The Happily Ever After Myth – Comparative Analysis of the Speidi and Gore Marital Separations

Last week, the nation was collectively stunned when news broke that the Al and Tipper Gore were separating after 40 years of marriage.  Media commentary and the response on the blogosphere largely focused on the changing nature of marriage in society, and especially within the baby boomer set.  Apparently, till death do us part takes on a whole different connotation when Americans are living longer more complex lives.  Accordingly, pundits are interrogating the institution of marriage with renewed vigor.  When the culture is dominated by messages of personal fulfillment and happiness as an end game, can traditional conventions of marriage still work and what does “work” really mean?

While news of the Gore’s break-up dominated headlines, they were not the only famous couple announcing a marital separation last week.  Perhaps more infamous than famous, Heidi Montag and Spencer Pratt collectively and nauseatingly known as Speidi announced their separation, after only one year of marriage.  Unlike the news of the Gore break-up, the imminent demise of the reality couple was first met with delight and then immediate skepticism.  With the fame hungry couples’ reality show—The Hills— slated to end,  much of the entertainment media is reporting the separation as a hoax.  While it may very well be a publicity stunt for Montag’s upcoming  reality show, the Gore and the Speidi separations represent why this is a unique cultural moment for the institution of marriage.

The Gores lived as man and wife for forty years.  While the public face suggested they were the quintessential happy couple, there is no way for us to know the extent of the joys and pains,  dreams fulfilled and promises broken that this couple would have no doubt experienced.  Unlike Speidi, the Gores  private lives were not being documented for a reality TV show.  Accordingly, we can only conjecture that after raising children and pursing individual ambitions, they simply grew apart.   I believe that there is authenticity and dignity in the way they handled this very  private matter and I’m sure they are shocked that their personal choice has resulted in a public outcry on the state of baby boomer marriage.

In contrast, Heidi and Spencer, who bear a striking resemblance to The Flowers in the Attic, have after one year  separated in a calculated move to remain relevant in this cultural moment.  Blogs are calling the split as fake as Heidi’s surgically enhanced mammaries.  Yet, I would argue the couple is doing “marriage as spectacle”.  It is a uniquely American proposition that marriage and love go hand and hand.   Marriage is an economic contract, as much as it is a partnership based on myths of often fleeting emotions.  Therefore, what Heidi and Spencer are doing, as they play with the conception of marriage, may be more representative of marriage throughout most of history: an economic partnership about survival, more than any kind of romantic notion.  As they seek to enrich themselves by being obnoxious, blithely stupid, and most importantly ubiquitously present, their marriage simply becomes another means of production.  We can only hope these two don’t decide to procreate, in an effort to commodify parenthood ala the Octomom and the Gosselins.

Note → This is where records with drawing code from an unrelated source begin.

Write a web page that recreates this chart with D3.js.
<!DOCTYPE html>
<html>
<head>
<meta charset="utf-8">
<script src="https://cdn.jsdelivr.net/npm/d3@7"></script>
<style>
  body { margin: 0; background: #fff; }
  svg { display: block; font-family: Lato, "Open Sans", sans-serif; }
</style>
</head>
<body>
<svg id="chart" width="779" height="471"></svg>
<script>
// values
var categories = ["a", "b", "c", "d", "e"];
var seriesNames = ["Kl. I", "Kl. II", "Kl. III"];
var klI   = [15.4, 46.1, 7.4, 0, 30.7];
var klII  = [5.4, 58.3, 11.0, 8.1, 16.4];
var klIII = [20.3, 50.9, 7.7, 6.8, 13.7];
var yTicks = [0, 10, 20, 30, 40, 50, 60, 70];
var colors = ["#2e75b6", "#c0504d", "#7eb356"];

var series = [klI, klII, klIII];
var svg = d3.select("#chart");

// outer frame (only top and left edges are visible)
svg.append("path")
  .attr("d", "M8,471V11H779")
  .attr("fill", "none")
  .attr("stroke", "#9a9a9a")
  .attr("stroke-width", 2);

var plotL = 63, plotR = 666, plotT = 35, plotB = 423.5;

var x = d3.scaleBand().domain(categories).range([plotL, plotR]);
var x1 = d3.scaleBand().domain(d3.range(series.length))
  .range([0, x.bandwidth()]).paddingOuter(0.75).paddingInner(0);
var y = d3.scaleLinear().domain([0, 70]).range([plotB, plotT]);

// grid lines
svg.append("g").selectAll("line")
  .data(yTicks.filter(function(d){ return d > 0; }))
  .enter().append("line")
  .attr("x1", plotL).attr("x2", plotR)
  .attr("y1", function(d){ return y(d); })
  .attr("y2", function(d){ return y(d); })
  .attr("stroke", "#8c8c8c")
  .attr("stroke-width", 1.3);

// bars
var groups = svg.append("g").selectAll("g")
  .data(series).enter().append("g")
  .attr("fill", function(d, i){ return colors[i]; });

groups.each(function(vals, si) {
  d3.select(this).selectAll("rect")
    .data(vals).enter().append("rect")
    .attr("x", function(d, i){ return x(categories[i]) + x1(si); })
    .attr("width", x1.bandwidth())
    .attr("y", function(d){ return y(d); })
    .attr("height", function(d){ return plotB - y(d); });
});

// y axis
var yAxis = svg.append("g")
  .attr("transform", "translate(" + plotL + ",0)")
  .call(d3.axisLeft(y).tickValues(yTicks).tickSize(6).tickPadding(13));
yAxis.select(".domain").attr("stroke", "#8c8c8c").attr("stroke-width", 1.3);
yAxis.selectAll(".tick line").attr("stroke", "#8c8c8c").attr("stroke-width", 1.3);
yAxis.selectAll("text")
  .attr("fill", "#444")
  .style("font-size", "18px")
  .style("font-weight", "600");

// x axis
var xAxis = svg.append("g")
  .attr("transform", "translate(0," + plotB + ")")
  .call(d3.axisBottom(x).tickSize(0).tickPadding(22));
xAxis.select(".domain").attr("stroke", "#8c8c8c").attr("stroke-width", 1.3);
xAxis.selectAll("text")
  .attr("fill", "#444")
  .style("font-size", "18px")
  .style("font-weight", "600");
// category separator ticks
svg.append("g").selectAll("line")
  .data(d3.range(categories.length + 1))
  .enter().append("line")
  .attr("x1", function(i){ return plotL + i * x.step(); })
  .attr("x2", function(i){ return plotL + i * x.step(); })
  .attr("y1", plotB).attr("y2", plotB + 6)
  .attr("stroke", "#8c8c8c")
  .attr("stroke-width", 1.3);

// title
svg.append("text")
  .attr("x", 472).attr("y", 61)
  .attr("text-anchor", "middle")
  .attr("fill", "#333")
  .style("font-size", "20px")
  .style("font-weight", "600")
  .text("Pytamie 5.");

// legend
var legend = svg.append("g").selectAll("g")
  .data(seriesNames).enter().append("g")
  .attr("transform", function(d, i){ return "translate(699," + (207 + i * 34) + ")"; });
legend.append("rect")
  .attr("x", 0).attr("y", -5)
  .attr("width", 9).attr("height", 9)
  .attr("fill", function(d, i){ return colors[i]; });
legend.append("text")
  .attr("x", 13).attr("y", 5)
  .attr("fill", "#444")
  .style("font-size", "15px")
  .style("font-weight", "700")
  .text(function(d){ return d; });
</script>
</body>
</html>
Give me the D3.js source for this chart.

I was only married for a little less than five years, before I cried uncle—but I can tell you unequivocally that it is probably the most challenging and selfless endeavors one can make next to parenthood and say monasticism.  And despite the brevity of my first marriage, I still believe in the convention and I consider my “failed” marriage successful because it taught me the beauty of resilience.

Marriage is a religious, civil, and yes economic arrangement between a couple that will become characteristics of which will evolve  in our increasingly complex world.  How we “do marriage” is representative of our time in history and the larger culture? So what represents a successful marriage to you? Is longevity the only metric?  It is a civil or religious arrangement, or could it be both?